What was I thinking?
"When you finally pull your mouth away, I will be content to crawl away and die."
There will be no one hundred words entry for Wednesday night. I am planning on being totally enthralled by the Two Towers to be able to say anything. Oh, well maybe I'll watch the extras first. I think I will take a look at the preview for Return of the King. Why does it have to be such a long time until then? It seems like years ago when I finished reading it for the billionth time. This promises to be the best yet. The battle for Middle Earth should be spectacular. Oh well, time to turn the light down.
How many times are you going to say it? I know how she is and you're never going to get me to comment in a derogatory way about it. I have no judgment about her but if you keep it up I will have something more to say about you. The will be absolutely no commiseration from me in any way shape or from. You have to know where my loyalties lie by now, if not you have a lot more to learn about what is going on here than you know. I hope I have made that perfectly clear.
"We paid our nineteen dollars we should be able to do what we want."
"He was nice, he gave me a Budweiser."
Son: "What's in a hotdog?" Father: "Lips and assholes."
"Yeah daddy, you paid your nineteen dollars, you should be able to do what you want." "You dropped your hotdog? You'll just have to eat the bun with ketchup on it."
"You should learn from him, he's been in jail four times, he must know how to work the system."
"Bring me the red cup! You don't know what's in it just pour it out and bring it here."
This has been a great day. The weather was fantastic, though just when we're ready to head out, the rain starts and we're left under the Jeep tent. It was beautiful anyhow, hanging out on the mountain, hearing the fire snap and pop in the damp wood.

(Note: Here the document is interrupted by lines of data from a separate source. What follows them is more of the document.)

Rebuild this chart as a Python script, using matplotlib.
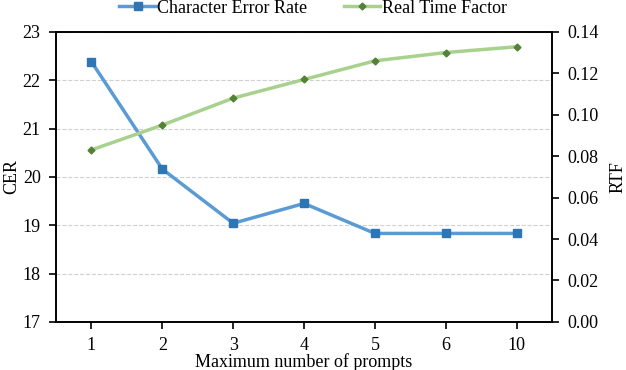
import numpy as np
import matplotlib.pyplot as plt

# ===========================
# Data
# ===========================

prompts = ["1", "2", "3", "4", "5", "6", "10"]
cer = [22.38, 20.16, 19.04, 19.45, 18.83, 18.83, 18.83]
rtf = [0.083, 0.095, 0.108, 0.117, 0.126, 0.130, 0.1328]

plt.rcParams["font.family"] = ["Liberation Serif", "DejaVu Serif"]
plt.rcParams["font.size"] = 13

# ===========================
# Plot
# ===========================

fig, ax = plt.subplots(figsize=(6.26, 3.70), dpi=100)
fig.subplots_adjust(left=0.0895, right=0.882, top=0.914, bottom=0.130)

x = np.arange(len(prompts))

l1, = ax.plot(x, cer, color="#5B9BD5", lw=2.5, marker="s", ms=6,
              mfc="#2E75B6", mec="#2E75B6", label="Character Error Rate", zorder=3)
ax.set_ylim(17, 23)
ax.set_xlim(-0.5, len(prompts) - 0.5)
ax.set_xticks(x)
ax.set_xticklabels(prompts)
ax.set_xlabel("Maximum number of prompts", labelpad=-1)
ax.set_ylabel("CER", labelpad=2)
ax.yaxis.grid(True, linestyle="--", color="#d0d0d0", lw=0.8)
ax.set_axisbelow(True)

ax2 = ax.twinx()
l2, = ax2.plot(x, rtf, color="#A9D18E", lw=2.5, marker="D", ms=3.5,
               mfc="#548235", mec="#548235", label="Real Time Factor", zorder=3)
ax2.set_ylim(0, 0.14)
ax2.set_yticks(np.arange(0, 0.141, 0.02))
ax2.yaxis.set_major_formatter(plt.FormatStrFormatter("%.2f"))
ax2.set_ylabel("RTF", labelpad=8)

for a in (ax, ax2):
    a.tick_params(direction="out", length=5, width=1.2, pad=6)
    for s in a.spines.values():
        s.set_linewidth(1.2)

fig.legend(handles=[l1, l2], loc="upper center", ncol=2, frameon=False,
           bbox_to_anchor=(0.5, 1.045), handlelength=2.0, columnspacing=2.0,
           handletextpad=0.1)

plt.savefig("out.png")
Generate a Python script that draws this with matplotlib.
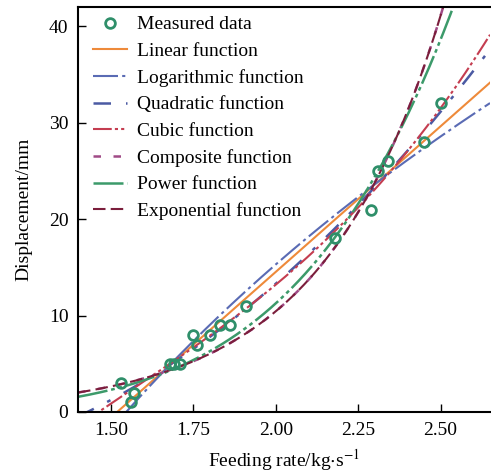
import matplotlib
matplotlib.use("Agg")
import matplotlib.pyplot as plt
import numpy as np

plt.rcParams['font.family'] = ['Liberation Serif', 'DejaVu Serif']
plt.rcParams['mathtext.fontset'] = 'stix'

# measured points
feed_rate = [1.53, 1.57, 1.56, 1.68, 1.69, 1.71, 1.75, 1.76, 1.80, 1.83, 1.86,
             1.91, 2.18, 2.29, 2.31, 2.34, 2.45, 2.50]
displacement = [3, 2, 1, 5, 5, 5, 8, 7, 8, 9, 9, 11, 18, 21, 25, 26, 28, 32]

x = np.array(feed_rate)
y = np.array(displacement)
xs = np.linspace(1.40, 2.65, 300)

# regression curves fitted to the measured data
lin = np.polyval(np.polyfit(x, y, 1), xs)
log_c = np.polyfit(np.log(x), y, 1)
logf = np.polyval(log_c, np.log(xs))
quad = np.polyval(np.polyfit(x, y, 2), xs)
cub = np.polyval(np.polyfit(x, y, 3), xs)
exp_c = np.polyfit(x, np.log(y), 1)
comp = np.exp(np.polyval(exp_c, xs))
pow_c = np.polyfit(np.log(x), np.log(y), 1)
powf = np.exp(np.polyval(pow_c, np.log(xs)))
expf = np.exp(np.polyval(exp_c, xs))

fig = plt.figure(figsize=(4.91, 4.73), dpi=100)
ax = fig.add_axes([0.159, 0.129, 0.839, 0.856])

ax.plot(x, y, 'o', ms=7, mfc='none', mec='#2f8f6a', mew=2, label='Measured data', zorder=5)
ax.plot(xs, lin, color='#ee8a3a', lw=1.5, label='Linear function')
ax.plot(xs, logf, color='#5a6bb4', lw=1.5, dashes=(12, 2, 1.5, 2), label='Logarithmic function')
ax.plot(xs, quad, color='#4b5aa3', lw=1.8, dashes=(7, 6, 1.5, 6), label='Quadratic function')
ax.plot(xs, cub, color='#c43d50', lw=1.5, dashes=(9, 1.5, 1.5, 1.5, 1.5, 1.5), label='Cubic function')
ax.plot(xs, comp, color='#a04a86', lw=1.8, dashes=(3, 5), label='Composite function')
ax.plot(xs, powf, color='#3c9a6a', lw=1.8, dashes=(12, 1.5, 1.5, 1.5, 1.5, 1.5), label='Power function')
ax.plot(xs, expf, color='#7b1e3c', lw=1.5, dashes=(6, 2.5), label='Exponential function')

ax.set_xlim(1.40, 2.65)
ax.set_ylim(0, 42)
ax.set_xticks([1.50, 1.75, 2.00, 2.25, 2.50])
ax.set_yticks([0, 10, 20, 30, 40])
ax.tick_params(direction='in', labelsize=14, length=6, width=1, pad=7)
ax.spines['right'].set_visible(False)
for s in ['left', 'bottom', 'top']:
    ax.spines[s].set_linewidth(1.5)

ax.set_xlabel(r'Feeding rate/kg$\cdot$s$^{-1}$', fontsize=14, labelpad=6)
ax.set_ylabel('Displacement/mm', fontsize=14, labelpad=12)

ax.legend(loc='upper left', bbox_to_anchor=(0.015, 1.0), frameon=False, fontsize=14,
          labelspacing=0.46, handlelength=1.75, handletextpad=0.5,
          borderaxespad=0.15, borderpad=0.3)

fig.savefig('out.png', dpi=100)
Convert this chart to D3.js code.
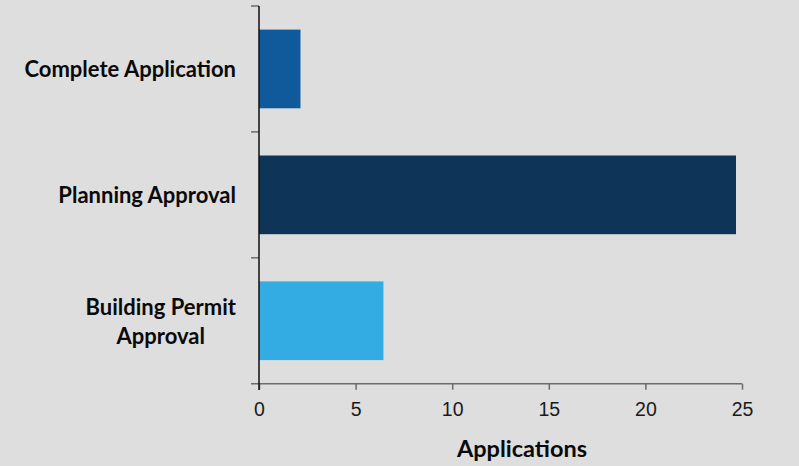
<!DOCTYPE html>
<html>
<head>
<meta charset="utf-8">
<script src="https://cdn.jsdelivr.net/npm/d3@7"></script>
<style>
  html, body { margin: 0; padding: 0; background: #dedede; }
  svg { display: block; }
</style>
</head>
<body>
<svg id="chart" width="799" height="466"></svg>
<script>
const categories = ["Complete Application", "Planning Approval", "Building Permit Approval"];
const categoryLines = [["Complete Application"], ["Planning Approval"], ["Building Permit", "Approval"]];
const values = [2, 23, 6];
const barColors = ["#105A9C", "#0E3457", "#33ACE3"];
const xTicks = [0, 5, 10, 15, 20, 25];
const xTitle = "Applications";

(function () {
const svg = d3.select("#chart");
const pLeft = 259, pTop = 6, pBottom = 383.7;

const xAxisScale = d3.scaleLinear().domain([0, 25]).range([pLeft, 742]);
const xBarScale = d3.scaleLinear().domain([0, 23]).range([pLeft, 736]);
const y = d3.scaleBand().domain(categories).range([pTop, pBottom]).paddingInner(0.375).paddingOuter(0.1875);

// bars
svg.append("g").selectAll("rect").data(values).join("rect")
  .attr("x", xBarScale(0))
  .attr("y", (d, i) => y(categories[i]))
  .attr("width", d => xBarScale(d) - xBarScale(0))
  .attr("height", y.bandwidth())
  .attr("fill", (d, i) => barColors[i]);

// x axis
const gx = svg.append("g").attr("transform", `translate(0,${pBottom})`)
  .call(d3.axisBottom(xAxisScale).tickValues(xTicks).tickSize(6).tickSizeOuter(0).tickPadding(12.5));
gx.select(".domain").attr("stroke", "#6b6b6b").attr("stroke-width", 1.5)
  .attr("d", `M251,0H742`);
gx.selectAll(".tick line").attr("stroke", "#6b6b6b").attr("stroke-width", 1.5);
gx.selectAll(".tick text").attr("font-family", "Arial, 'Liberation Sans', sans-serif")
  .attr("font-size", 19.5).attr("fill", "#1a1a1a");

// y axis ticks (band boundaries)
const step = (pBottom - pTop) / categories.length;
const boundaries = categories.map((c, i) => pTop + i * step);
svg.append("g").selectAll("line").data(boundaries).join("line")
  .attr("x1", 251).attr("x2", pLeft).attr("y1", d => d).attr("y2", d => d)
  .attr("stroke", "#6b6b6b").attr("stroke-width", 1.5);
svg.append("line").attr("x1", pLeft).attr("x2", pLeft).attr("y1", pTop).attr("y2", 390)
  .attr("stroke", "#111").attr("stroke-width", 1.5);

// category labels
const labelRight = 236;
const lineH = 29.3;
categories.forEach((c, i) => {
  const lines = categoryLines[i];
  const cy = y(c) + y.bandwidth() / 2;
  const g = svg.append("g");
  const texts = lines.map((ln, j) => g.append("text")
    .attr("font-family", "Lato, 'Open Sans', sans-serif")
    .attr("font-weight", "bold")
    .attr("font-size", 22)
    .attr("fill", "#0a0a0a")
    .attr("text-anchor", "middle")
    .attr("dominant-baseline", "central")
    .attr("y", cy + (j - (lines.length - 1) / 2) * lineH)
    .text(ln));
  const maxW = d3.max(texts, t => t.node().getComputedTextLength());
  texts.forEach(t => t.attr("x", labelRight - maxW / 2));
});

// x title
svg.append("text")
  .attr("x", 522).attr("y", 457)
  .attr("text-anchor", "middle")
  .attr("font-family", "Lato, 'Open Sans', sans-serif")
  .attr("font-weight", "bold")
  .attr("font-size", 23.5)
  .attr("fill", "#0a0a0a")
  .text(xTitle);
})();
</script>
</body>
</html>
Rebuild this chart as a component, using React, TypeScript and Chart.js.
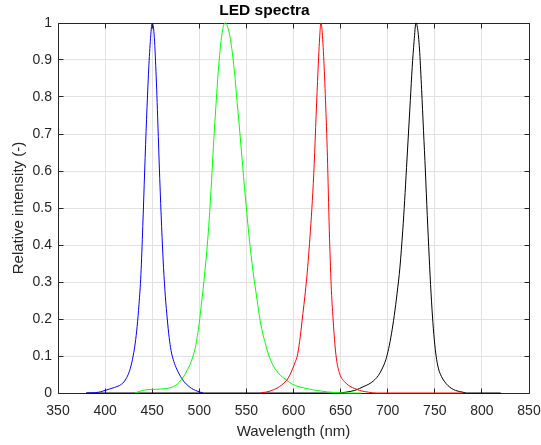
import React, { useEffect, useRef } from "react";
import { Chart, registerables } from "chart.js";

Chart.register(...registerables);

const chartTitle = "LED spectra";
const xAxisTitle = "Wavelength (nm)";
const yAxisTitle = "Relative intensity (-)";

const xTickLabels = ["350", "400", "450", "500", "550", "600", "650", "700", "750", "800", "850"];
const yTickLabels = ["0", "0.1", "0.2", "0.3", "0.4", "0.5", "0.6", "0.7", "0.8", "0.9", "1"];

const blueWavelength = [380, 390, 395, 400, 405, 410, 415, 420, 423, 426, 429, 432, 434, 436, 438, 440, 442, 444, 446, 448, 450, 452, 454, 456, 458, 460, 462, 464, 466, 468, 470, 473, 476, 480, 484, 488, 492, 496, 500, 504];
const blueIntensity = [0, 0.001, 0.003, 0.007, 0.011, 0.015, 0.02, 0.03, 0.042, 0.06, 0.09, 0.135, 0.18, 0.24, 0.32, 0.45, 0.6, 0.74, 0.86, 0.95, 1, 0.97, 0.87, 0.73, 0.58, 0.45, 0.34, 0.26, 0.2, 0.15, 0.115, 0.085, 0.065, 0.045, 0.03, 0.02, 0.012, 0.007, 0.003, 0];

const greenWavelength = [432, 436, 440, 445, 450, 455, 460, 465, 470, 475, 479, 483, 486, 490, 493, 496, 498, 500, 502, 504, 506, 508, 510, 512, 514, 516, 518, 520, 522, 524, 526, 528, 530, 532, 534, 536, 538, 540, 542, 544, 546, 548, 550, 552, 554, 556, 558, 560, 562, 564, 567, 570, 574, 578, 582, 586, 590, 594, 598, 602, 606, 612, 618, 624, 630, 636, 645, 655, 672];
const greenIntensity = [0, 0.004, 0.007, 0.009, 0.01, 0.01, 0.011, 0.012, 0.015, 0.021, 0.03, 0.043, 0.056, 0.076, 0.097, 0.125, 0.155, 0.19, 0.235, 0.28, 0.33, 0.385, 0.45, 0.53, 0.62, 0.71, 0.79, 0.865, 0.925, 0.97, 0.995, 1, 0.99, 0.97, 0.94, 0.9, 0.85, 0.79, 0.735, 0.675, 0.615, 0.555, 0.5, 0.445, 0.395, 0.35, 0.31, 0.275, 0.24, 0.205, 0.165, 0.135, 0.1, 0.076, 0.06, 0.048, 0.04, 0.032, 0.025, 0.02, 0.017, 0.013, 0.01, 0.007, 0.005, 0.003, 0.001, 0, 0];

const redWavelength = [565, 570, 575, 580, 585, 589, 593, 596, 599, 602, 604, 606, 608, 610, 612, 614, 616, 618, 620, 622, 624, 626, 628, 629, 630, 632, 634, 636, 637, 638, 639, 640, 642, 644, 646, 649, 652, 656, 660, 665, 670, 675, 680, 688, 780];
const redIntensity = [0, 0.002, 0.005, 0.01, 0.017, 0.025, 0.035, 0.048, 0.065, 0.085, 0.1, 0.13, 0.17, 0.215, 0.26, 0.31, 0.37, 0.44, 0.52, 0.62, 0.75, 0.87, 0.97, 1, 0.99, 0.91, 0.79, 0.64, 0.54, 0.44, 0.36, 0.29, 0.2, 0.13, 0.085, 0.052, 0.037, 0.026, 0.018, 0.012, 0.007, 0.004, 0.002, 0, 0];

const blackWavelength = [380, 648, 655, 660, 665, 670, 675, 680, 685, 690, 694, 698, 701, 704, 707, 710, 713, 716, 718, 720, 722, 724, 726, 728, 730, 732, 734, 736, 738, 740, 742, 744, 746, 748, 750, 752, 754, 757, 760, 764, 768, 772, 776, 780, 784, 820];
const blackIntensity = [0, 0, 0.002, 0.004, 0.007, 0.012, 0.018, 0.024, 0.033, 0.047, 0.065, 0.09, 0.12, 0.16, 0.21, 0.27, 0.34, 0.44, 0.52, 0.61, 0.7, 0.79, 0.88, 0.95, 1, 0.98, 0.92, 0.82, 0.71, 0.6, 0.48, 0.37, 0.27, 0.19, 0.13, 0.09, 0.065, 0.045, 0.032, 0.02, 0.012, 0.007, 0.004, 0.002, 0, 0];

const FONT = "'Liberation Sans', Arial, Helvetica, sans-serif";
const AXIS_COLOR = "#262626";

const toPoints = (xs: number[], ys: number[]) => xs.map((x, i) => ({ x, y: ys[i] }));

const xTickValues = xTickLabels.map(Number);
const yTickValues = yTickLabels.map(Number);

const boxPlugin = {
  id: "matlabBox",
  beforeDatasetsDraw(chart: any) {
    const { ctx, chartArea, scales } = chart;
    const { left, right, top, bottom } = chartArea;
    const a = (p: number) => Math.round(p - 0.5) + 0.5;
    ctx.save();
    ctx.strokeStyle = AXIS_COLOR;
    ctx.lineWidth = 1;
    const L = a(left), R = a(right), T = a(top), B = a(bottom);
    ctx.beginPath();
    ctx.rect(L, T, R - L, B - T);
    const tl = 5;
    xTickValues.forEach((v) => {
      const px = a(scales.x.getPixelForValue(v));
      ctx.moveTo(px, B);
      ctx.lineTo(px, B - tl);
      ctx.moveTo(px, T);
      ctx.lineTo(px, T + tl);
    });
    yTickValues.forEach((v) => {
      const py = a(scales.y.getPixelForValue(v));
      ctx.moveTo(L, py);
      ctx.lineTo(L + tl, py);
      ctx.moveTo(R, py);
      ctx.lineTo(R - tl, py);
    });
    ctx.stroke();
    ctx.restore();
  },
};

export default function App() {
  const canvasRef = useRef<HTMLCanvasElement | null>(null);

  useEffect(() => {
    if (!canvasRef.current) return;
    const mk = (label: string, xs: number[], ys: number[], color: string) => ({
      label,
      data: toPoints(xs, ys),
      borderColor: color,
      backgroundColor: color,
      borderWidth: 1,
      pointRadius: 0,
      showLine: true,
      fill: false,
      cubicInterpolationMode: "monotone" as const,
      clip: false as any,
    });
    const chart = new Chart(canvasRef.current, {
      type: "scatter",
      data: {
        datasets: [
          mk("Red", redWavelength, redIntensity, "#ff0000"),
          mk("Green", greenWavelength, greenIntensity, "#00ff00"),
          mk("Blue", blueWavelength, blueIntensity, "#0000ff"),
          mk("Far-red", blackWavelength, blackIntensity, "#000000"),
        ],
      },
      plugins: [boxPlugin],
      options: {
        animation: false,
        responsive: false,
        maintainAspectRatio: false,
        layout: { padding: { left: 0, right: 12, top: 0, bottom: 0 } },
        plugins: {
          legend: { display: false },
          tooltip: { enabled: false },
          title: {
            display: true,
            text: chartTitle,
            color: "#000000",
            font: { family: FONT, size: 15.5, weight: "bold" },
            padding: { top: 1, bottom: 3.4 },
          },
        },
        scales: {
          x: {
            type: "linear",
            min: 350,
            max: 850,
            afterFit: (s: any) => {
              s.height = 52;
              s.paddingLeft = 0;
              s.paddingRight = 0;
            },
            afterBuildTicks: (s: any) => {
              s.ticks = xTickValues.map((value) => ({ value }));
            },
            ticks: {
              color: AXIS_COLOR,
              font: { family: FONT, size: 14 },
              padding: 10,
              maxRotation: 0,
              autoSkip: false,
              callback: (v: any) => xTickLabels[xTickValues.indexOf(Number(v))] ?? "",
            },
            grid: { color: "#e2e2e2", lineWidth: 1, drawTicks: false },
            border: { display: false },
            title: {
              display: true,
              text: xAxisTitle,
              color: AXIS_COLOR,
              font: { family: FONT, size: 15 },
              padding: { top: 0, bottom: 4.5 },
            },
          },
          y: {
            type: "linear",
            min: 0,
            max: 1,
            afterFit: (s: any) => {
              s.width = 58;
              s.paddingTop = 0;
              s.paddingBottom = 0;
            },
            afterBuildTicks: (s: any) => {
              s.ticks = yTickValues.map((value) => ({ value }));
            },
            ticks: {
              color: AXIS_COLOR,
              font: { family: FONT, size: 14 },
              padding: 6,
              autoSkip: false,
              callback: (v: any) => {
                const i = yTickValues.findIndex((t) => Math.abs(t - Number(v)) < 1e-9);
                return i >= 0 ? yTickLabels[i] : "";
              },
            },
            grid: { color: "#e2e2e2", lineWidth: 1, drawTicks: false },
            border: { display: false },
            title: {
              display: true,
              text: yAxisTitle,
              color: AXIS_COLOR,
              font: { family: FONT, size: 15 },
              padding: { top: 10, bottom: 0 },
            },
          },
        },
      },
    });
    return () => chart.destroy();
  }, []);

  return (
    <div style={{ position: "absolute", left: 0, top: 0, width: 541, height: 445, background: "#ffffff" }}>
      <canvas ref={canvasRef} width={541} height={445} style={{ display: "block" }} />
    </div>
  );
}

I want to spend forever out here, under this tent or under this sky, with these people. I don't ever want this to end. I feel so comfortable here and I'm getting the feeling that I am supposed to do something with this but I can't seem to figure out what it is.
Now I'm home from the rain-shortened weekend. I am wishing I was still out in the woods, out on that mountain. All of my time out there is becoming preferable to the time I spend here. I have to figure out a way to do that more often. I wonder if it is possible to get a job that makes this a requirement. I know that there are but I do not know if I am cut out for them yet, or if I ever will be but. I have to figure it because it is starting to consume me.